The message is hashed with a secure hash function ( say SHA-512), since it is not full domain hashing you fill the rest with random bytes. In this case, it is very similar to PKCS1-v1_5 Signature Scheme. Except you did not put the boundary blocks 00 and 01 and replaced them all with random bytes and the missing hash function id.

• Can a random text that has taken the $e$-th power be a signature forgery?

  No, The forger needs to provide the message $m'$ too. During verification, the hash of the message $\operatorname{SHA-512}(m')$ will be taken and compared with the one in the signature.

So what is the advantage of the $EM$ structure? It has additional verification of the format and the used hash function is encoded.

Conclusion: stick to formats, they have a long time evaluations due to security concerns.

Answer 2

The correctness of the padding should be verifiable from the hash of the message - that is, given the hash of the message, the same padding should be reproducible. Otherwise, "existential forgery" would be possible.

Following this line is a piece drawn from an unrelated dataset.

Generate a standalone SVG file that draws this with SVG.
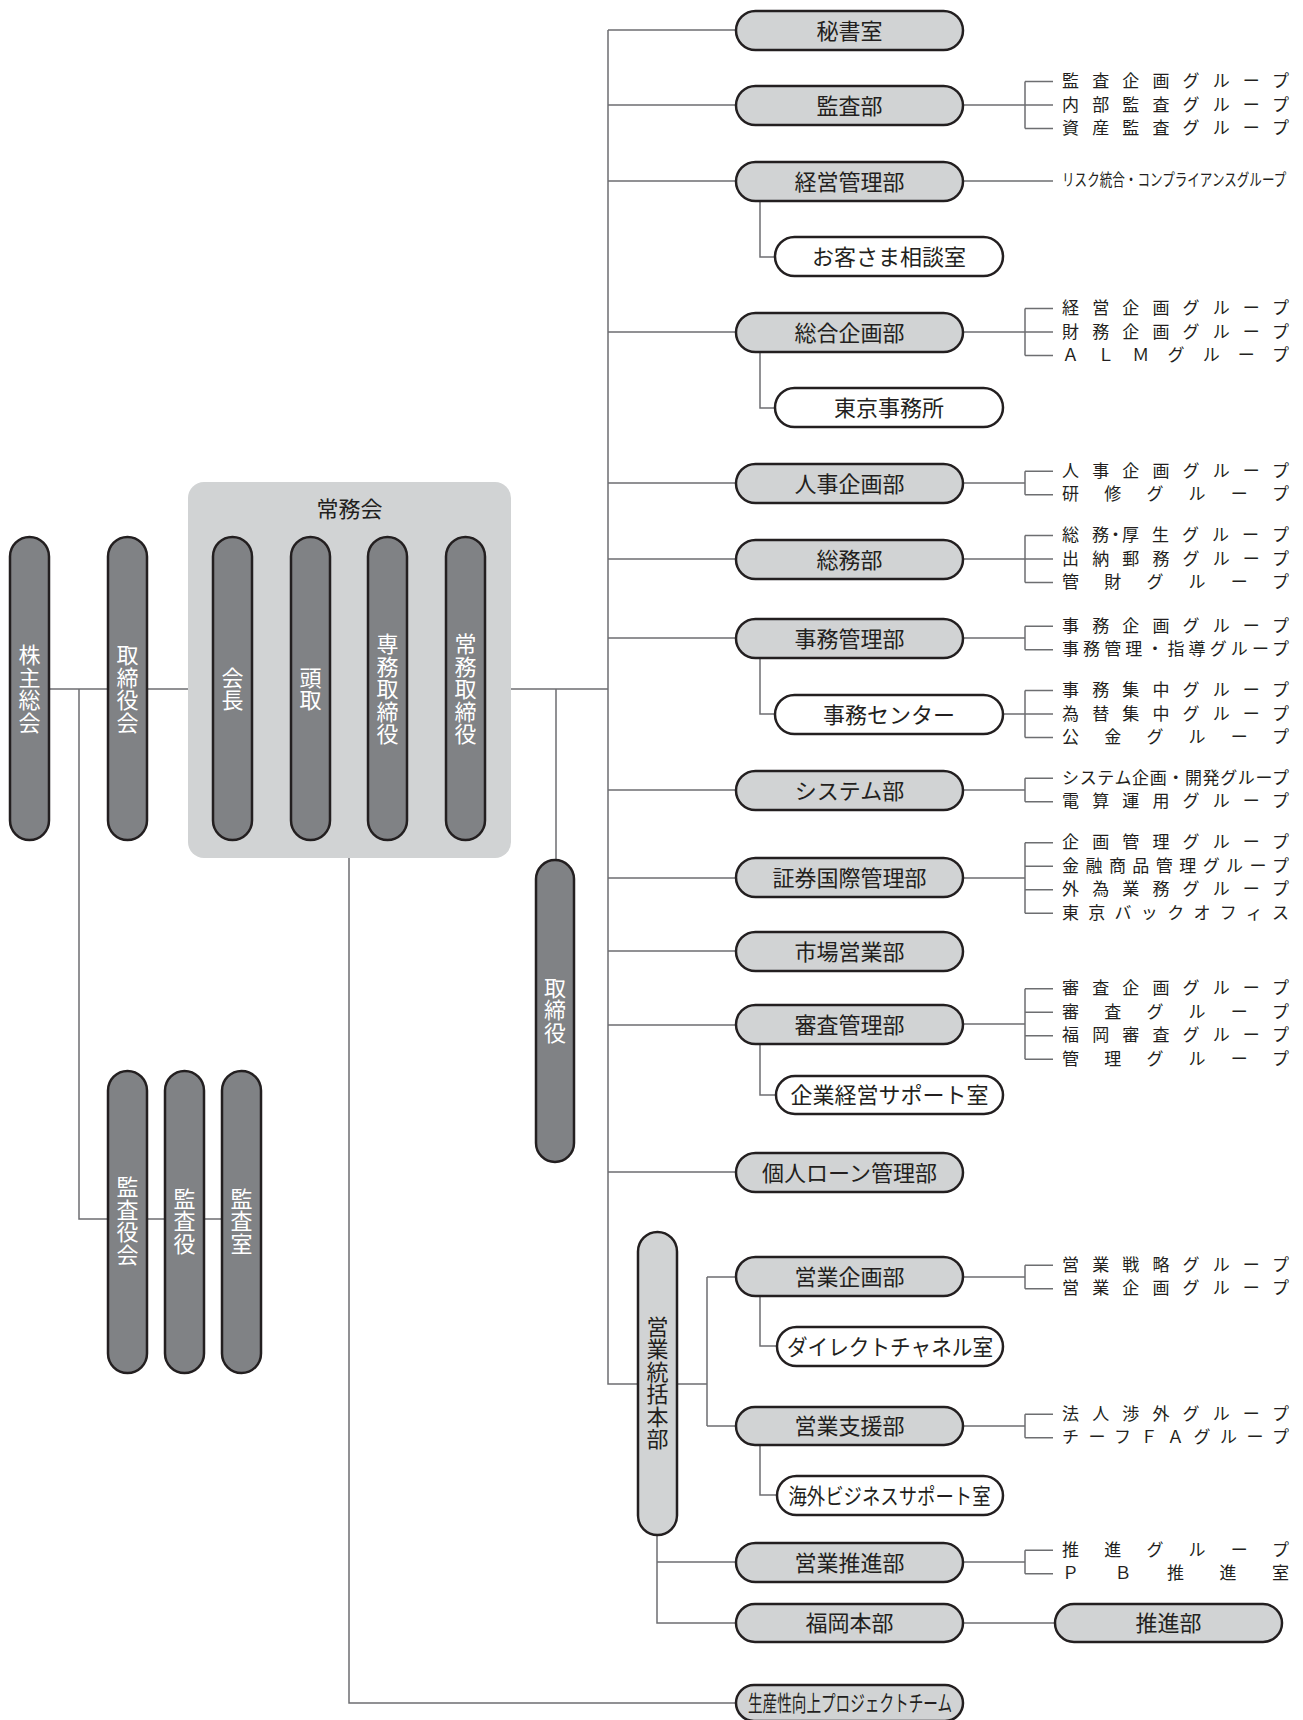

So what is "existential forgery"?

Basically, you just produce a random string of bytes as your signature. When it's interpreted as an integer and raised to e'th power mod n, the lower 256/384/512 bits will be as valid a hash value as any other, so even though we don't know what message produces such hash value, we've found one that exists, hence "existential forgery".

To actually make the attack work requires some extra effort, including but not limited to:

• mounting collision attack on the hash function against the verification exponent with many random messages.

• for small modulus, GNFS may yield results with part of lower-order bits matching the candidate message digests.

As noted by @fgrieu in the comment, the question asks a hypothetical situation that cannot be universally applied, thereby making it a false proposition.